EDIT: I have also tried:
returnDataFrame = FALSE
inside RxTextData
. This returns a list. But as I've stated, the data isn't read in immediately from the data lake until I run something like rxSummary
, which then attempts to read it as a regular file.
Context: I have a "bad" CSV file containing line feeds inside double quotes. This causes RxTextData to break. However, my script detects these occurrences and fixes them accordingly. Therefore, I don't want RevoScaleR to read in the data and try and interpret the delimiters.
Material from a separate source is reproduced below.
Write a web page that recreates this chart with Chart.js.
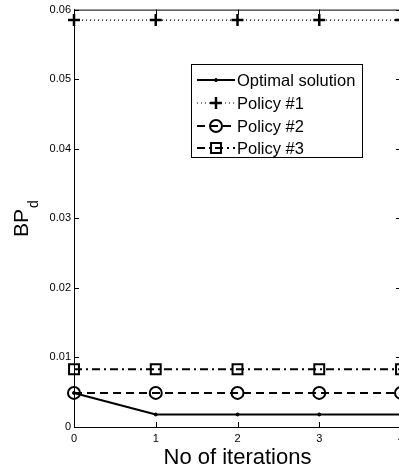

I found a method of doing this by calling the Azure Data Lake Store REST API (adapted from a demo from Hadley Wickham's httr
package on GitHub):
library(httpuv)
library(httr)
# 1. Insert the app name ----
app_name <- 'Any name'
# 2. Insert the client Id ----
client_id <- 'clientId'
# 3. API resource URI ----
resource_uri <- 'https://management.core.windows.net/'
# 4. Obtain OAuth2 endpoint settings for azure. ----
azure_endpoint <- oauth_endpoint(
authorize = "https://login.windows.net/<tenandId>/oauth2/authorize",
access = "https://login.windows.net/<tenandId>/oauth2/token"
)
# 5. Create the app instance ----
myapp <- oauth_app(
appname = app_name,
key = client_id,
secret = NULL
)
# 6. Get the token ----
mytoken <- oauth2.0_token(
azure_endpoint,
myapp,
user_params = list(resource = resource_uri),
use_oob = FALSE,
as_header = TRUE,
cache = FALSE
)
# 7. Get the file. --------------------------------------------------------
test <- content(GET(
url = "https://accountName.azuredatalakestore.net/webhdfs/v1/<PATH>?op=OPEN",
add_headers(
Authorization = paste("Bearer", mytoken$credentials$access_token),
`Content-Type` = "application/json"
)
)) ## Returns as a binary body.
df <- fread(readBin(test, "character")) ## use readBin to convert to text.